§ **DATA RECORDS**
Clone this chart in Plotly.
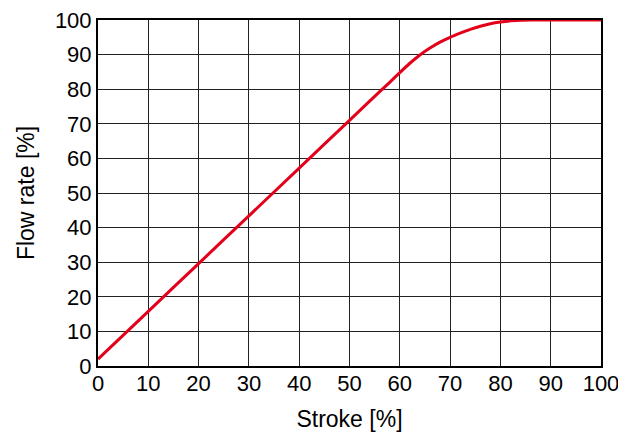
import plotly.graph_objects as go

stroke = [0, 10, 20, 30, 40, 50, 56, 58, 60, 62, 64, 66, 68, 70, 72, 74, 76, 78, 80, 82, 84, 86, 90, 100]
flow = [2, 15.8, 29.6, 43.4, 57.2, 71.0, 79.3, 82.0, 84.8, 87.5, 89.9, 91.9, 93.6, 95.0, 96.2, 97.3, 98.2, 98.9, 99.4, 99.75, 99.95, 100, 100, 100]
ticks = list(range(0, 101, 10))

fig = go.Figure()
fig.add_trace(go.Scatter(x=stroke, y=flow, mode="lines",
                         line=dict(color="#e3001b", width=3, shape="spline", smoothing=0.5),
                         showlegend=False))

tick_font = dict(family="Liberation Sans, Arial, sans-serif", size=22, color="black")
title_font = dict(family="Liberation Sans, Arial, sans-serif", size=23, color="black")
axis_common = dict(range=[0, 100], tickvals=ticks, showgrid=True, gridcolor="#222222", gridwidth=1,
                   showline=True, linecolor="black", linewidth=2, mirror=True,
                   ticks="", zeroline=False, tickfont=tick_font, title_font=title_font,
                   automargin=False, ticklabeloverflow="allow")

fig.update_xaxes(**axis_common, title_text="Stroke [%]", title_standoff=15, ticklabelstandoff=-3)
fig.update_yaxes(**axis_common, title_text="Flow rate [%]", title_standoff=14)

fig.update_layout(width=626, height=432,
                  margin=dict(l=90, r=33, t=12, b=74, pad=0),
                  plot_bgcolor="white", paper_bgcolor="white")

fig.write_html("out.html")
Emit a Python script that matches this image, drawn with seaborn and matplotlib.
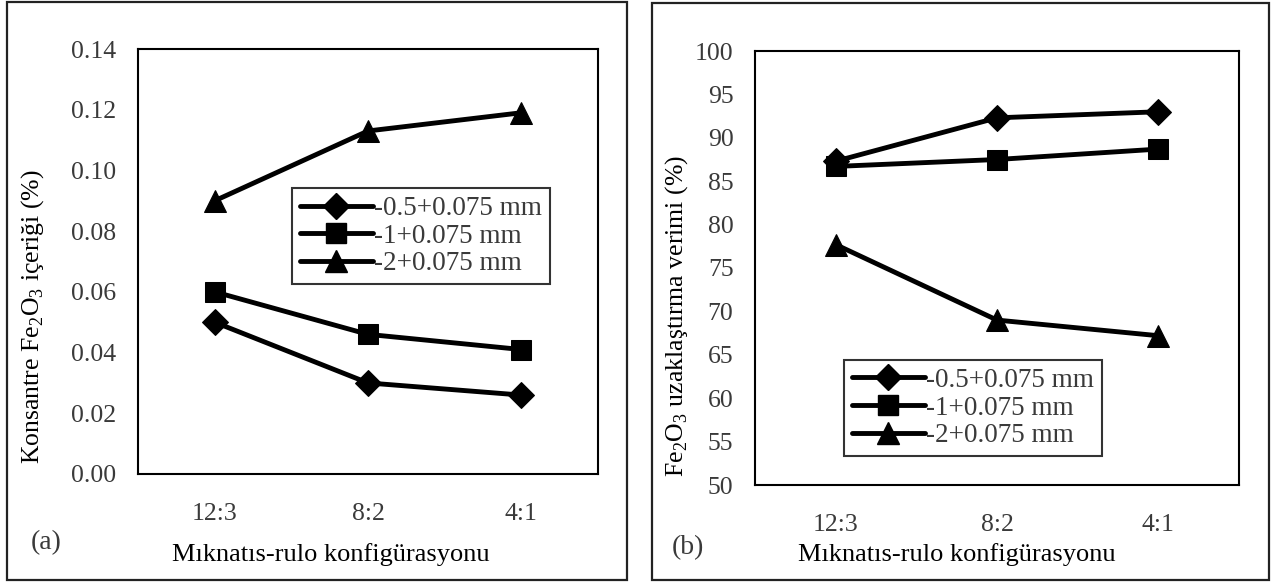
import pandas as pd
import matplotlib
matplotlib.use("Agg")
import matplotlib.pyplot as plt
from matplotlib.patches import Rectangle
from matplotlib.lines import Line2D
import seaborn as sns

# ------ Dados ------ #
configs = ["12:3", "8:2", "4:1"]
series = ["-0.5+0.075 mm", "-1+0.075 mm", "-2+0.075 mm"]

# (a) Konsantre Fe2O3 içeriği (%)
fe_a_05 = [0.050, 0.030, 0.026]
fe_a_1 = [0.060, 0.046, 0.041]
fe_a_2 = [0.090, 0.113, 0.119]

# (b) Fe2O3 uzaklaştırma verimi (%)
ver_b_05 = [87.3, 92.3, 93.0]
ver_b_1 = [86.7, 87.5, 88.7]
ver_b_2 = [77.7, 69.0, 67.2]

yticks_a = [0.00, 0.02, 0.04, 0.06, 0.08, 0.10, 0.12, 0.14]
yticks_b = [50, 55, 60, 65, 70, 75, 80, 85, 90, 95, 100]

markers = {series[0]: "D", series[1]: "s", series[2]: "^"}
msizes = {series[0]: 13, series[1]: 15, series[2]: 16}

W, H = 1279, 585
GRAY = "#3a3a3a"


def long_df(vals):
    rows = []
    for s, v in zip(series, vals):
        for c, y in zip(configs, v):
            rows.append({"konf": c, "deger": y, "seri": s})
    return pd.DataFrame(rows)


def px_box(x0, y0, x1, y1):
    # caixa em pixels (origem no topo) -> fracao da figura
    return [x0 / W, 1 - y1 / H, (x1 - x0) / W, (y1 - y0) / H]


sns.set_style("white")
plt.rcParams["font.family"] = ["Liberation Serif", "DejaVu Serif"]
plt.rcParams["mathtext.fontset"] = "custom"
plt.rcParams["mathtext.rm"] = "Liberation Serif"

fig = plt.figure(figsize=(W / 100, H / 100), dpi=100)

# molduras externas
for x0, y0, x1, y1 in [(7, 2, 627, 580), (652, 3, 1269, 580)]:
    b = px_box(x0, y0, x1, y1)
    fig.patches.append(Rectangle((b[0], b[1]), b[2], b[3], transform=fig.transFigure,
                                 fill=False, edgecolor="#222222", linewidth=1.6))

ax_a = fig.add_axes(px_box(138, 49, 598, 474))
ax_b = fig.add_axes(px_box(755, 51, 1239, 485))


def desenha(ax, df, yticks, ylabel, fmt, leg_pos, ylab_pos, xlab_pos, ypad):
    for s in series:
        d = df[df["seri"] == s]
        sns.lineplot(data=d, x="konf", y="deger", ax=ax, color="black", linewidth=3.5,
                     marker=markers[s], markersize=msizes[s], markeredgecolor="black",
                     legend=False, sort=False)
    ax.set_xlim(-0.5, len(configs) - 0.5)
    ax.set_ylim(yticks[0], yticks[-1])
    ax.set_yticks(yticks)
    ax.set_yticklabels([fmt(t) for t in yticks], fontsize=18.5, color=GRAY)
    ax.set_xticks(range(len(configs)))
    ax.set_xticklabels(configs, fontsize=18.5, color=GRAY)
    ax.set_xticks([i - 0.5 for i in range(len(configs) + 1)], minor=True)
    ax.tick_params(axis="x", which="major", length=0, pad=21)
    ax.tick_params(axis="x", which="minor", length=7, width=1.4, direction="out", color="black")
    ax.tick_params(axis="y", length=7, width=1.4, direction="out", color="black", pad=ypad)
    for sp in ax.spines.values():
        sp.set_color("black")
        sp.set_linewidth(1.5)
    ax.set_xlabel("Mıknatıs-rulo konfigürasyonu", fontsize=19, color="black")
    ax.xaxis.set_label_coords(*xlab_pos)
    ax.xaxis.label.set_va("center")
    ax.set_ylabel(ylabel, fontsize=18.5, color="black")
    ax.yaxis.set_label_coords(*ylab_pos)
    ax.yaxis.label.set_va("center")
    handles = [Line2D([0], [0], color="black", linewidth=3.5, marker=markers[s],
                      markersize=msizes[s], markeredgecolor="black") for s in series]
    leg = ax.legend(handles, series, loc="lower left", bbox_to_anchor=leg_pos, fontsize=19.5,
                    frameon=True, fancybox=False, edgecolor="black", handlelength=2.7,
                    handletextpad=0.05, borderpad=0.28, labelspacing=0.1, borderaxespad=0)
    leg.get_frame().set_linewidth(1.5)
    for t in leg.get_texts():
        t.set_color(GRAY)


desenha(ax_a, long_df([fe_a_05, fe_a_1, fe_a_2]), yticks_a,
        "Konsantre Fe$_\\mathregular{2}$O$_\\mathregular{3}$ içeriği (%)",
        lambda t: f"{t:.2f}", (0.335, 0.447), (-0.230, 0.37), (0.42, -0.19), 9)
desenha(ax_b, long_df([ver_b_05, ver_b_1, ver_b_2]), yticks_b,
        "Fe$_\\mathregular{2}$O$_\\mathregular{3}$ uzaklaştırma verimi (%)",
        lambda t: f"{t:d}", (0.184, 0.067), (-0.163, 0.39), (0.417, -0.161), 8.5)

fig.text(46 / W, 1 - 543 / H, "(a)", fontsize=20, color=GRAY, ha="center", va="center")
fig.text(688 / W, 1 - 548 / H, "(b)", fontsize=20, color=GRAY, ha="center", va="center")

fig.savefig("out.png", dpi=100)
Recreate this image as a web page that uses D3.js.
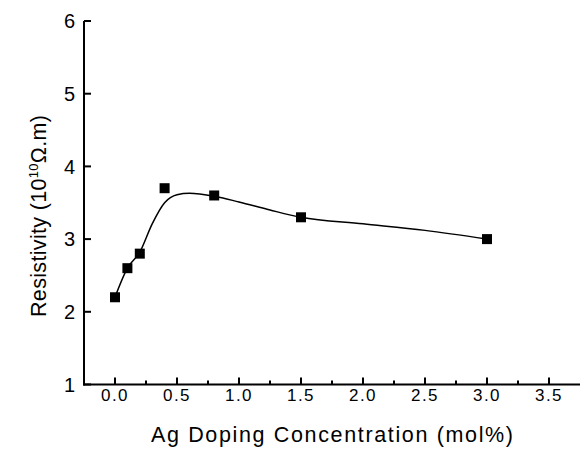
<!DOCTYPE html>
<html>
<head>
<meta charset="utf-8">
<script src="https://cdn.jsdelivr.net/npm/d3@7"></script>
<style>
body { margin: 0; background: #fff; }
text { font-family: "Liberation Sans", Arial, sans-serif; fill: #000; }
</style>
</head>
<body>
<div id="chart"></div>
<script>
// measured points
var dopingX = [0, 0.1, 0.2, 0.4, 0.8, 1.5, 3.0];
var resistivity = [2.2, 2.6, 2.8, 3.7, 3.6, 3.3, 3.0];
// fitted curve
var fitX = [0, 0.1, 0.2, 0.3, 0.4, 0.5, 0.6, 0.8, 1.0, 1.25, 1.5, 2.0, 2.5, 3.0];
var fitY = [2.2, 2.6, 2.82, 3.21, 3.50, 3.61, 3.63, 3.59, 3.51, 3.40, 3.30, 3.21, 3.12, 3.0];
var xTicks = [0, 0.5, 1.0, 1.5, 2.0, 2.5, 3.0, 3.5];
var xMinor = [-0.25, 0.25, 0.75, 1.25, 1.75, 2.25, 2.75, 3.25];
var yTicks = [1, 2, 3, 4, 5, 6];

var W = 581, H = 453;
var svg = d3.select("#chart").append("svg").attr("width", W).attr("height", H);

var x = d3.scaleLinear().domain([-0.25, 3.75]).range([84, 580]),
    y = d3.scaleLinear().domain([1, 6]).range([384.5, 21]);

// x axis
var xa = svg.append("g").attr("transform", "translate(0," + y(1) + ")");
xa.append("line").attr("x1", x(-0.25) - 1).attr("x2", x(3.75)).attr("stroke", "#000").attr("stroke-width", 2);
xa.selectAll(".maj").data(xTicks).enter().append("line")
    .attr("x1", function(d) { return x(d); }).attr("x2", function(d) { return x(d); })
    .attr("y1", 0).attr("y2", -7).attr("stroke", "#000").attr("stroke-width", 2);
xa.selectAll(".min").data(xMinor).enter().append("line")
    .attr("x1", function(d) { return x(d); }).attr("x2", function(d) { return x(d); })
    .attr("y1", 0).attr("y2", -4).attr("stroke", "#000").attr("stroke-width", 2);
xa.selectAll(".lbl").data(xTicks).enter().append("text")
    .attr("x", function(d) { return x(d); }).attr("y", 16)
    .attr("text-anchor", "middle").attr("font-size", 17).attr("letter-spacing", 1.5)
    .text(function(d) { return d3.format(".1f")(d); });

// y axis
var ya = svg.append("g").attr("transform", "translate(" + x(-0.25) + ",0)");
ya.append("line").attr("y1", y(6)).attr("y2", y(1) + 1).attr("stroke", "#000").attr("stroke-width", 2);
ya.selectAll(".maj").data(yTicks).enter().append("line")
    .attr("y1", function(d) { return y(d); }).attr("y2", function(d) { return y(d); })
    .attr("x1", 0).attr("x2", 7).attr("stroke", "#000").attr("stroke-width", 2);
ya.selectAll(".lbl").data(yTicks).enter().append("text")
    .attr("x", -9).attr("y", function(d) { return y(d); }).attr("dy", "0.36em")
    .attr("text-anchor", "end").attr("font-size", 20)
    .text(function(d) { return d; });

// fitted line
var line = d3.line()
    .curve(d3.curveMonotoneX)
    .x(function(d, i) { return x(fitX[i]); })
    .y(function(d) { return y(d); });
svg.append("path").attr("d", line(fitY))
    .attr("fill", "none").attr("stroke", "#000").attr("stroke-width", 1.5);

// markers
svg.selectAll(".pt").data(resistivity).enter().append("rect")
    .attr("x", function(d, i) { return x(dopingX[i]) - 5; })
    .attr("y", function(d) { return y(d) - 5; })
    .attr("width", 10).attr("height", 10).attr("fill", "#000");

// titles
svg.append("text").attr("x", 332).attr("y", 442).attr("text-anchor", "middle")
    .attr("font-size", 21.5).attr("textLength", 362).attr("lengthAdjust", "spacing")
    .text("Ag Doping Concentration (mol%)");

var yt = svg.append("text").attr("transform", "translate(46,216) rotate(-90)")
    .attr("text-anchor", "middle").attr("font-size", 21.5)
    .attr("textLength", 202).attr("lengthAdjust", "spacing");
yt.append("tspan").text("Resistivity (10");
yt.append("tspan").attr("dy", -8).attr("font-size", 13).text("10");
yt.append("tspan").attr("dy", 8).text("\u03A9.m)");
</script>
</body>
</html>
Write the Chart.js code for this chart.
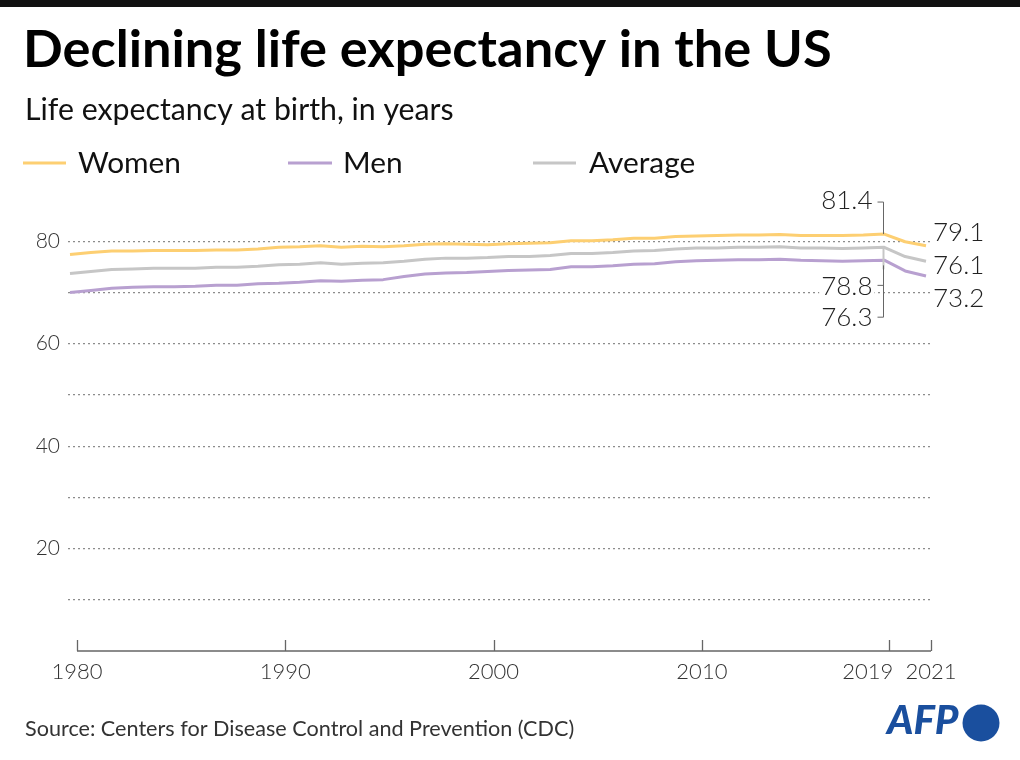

§ **EXERCISE INSTRUCTIONS**
Give again, word for word, every line from the top of the data through the line with "ticks = list(range(0, 101, 10))", both ends included, and exclude the pictures.

§ **FULL RESPONSE**
Clone this chart in Plotly.
import plotly.graph_objects as go

stroke = [0, 10, 20, 30, 40, 50, 56, 58, 60, 62, 64, 66, 68, 70, 72, 74, 76, 78, 80, 82, 84, 86, 90, 100]
flow = [2, 15.8, 29.6, 43.4, 57.2, 71.0, 79.3, 82.0, 84.8, 87.5, 89.9, 91.9, 93.6, 95.0, 96.2, 97.3, 98.2, 98.9, 99.4, 99.75, 99.95, 100, 100, 100]
ticks = list(range(0, 101, 10))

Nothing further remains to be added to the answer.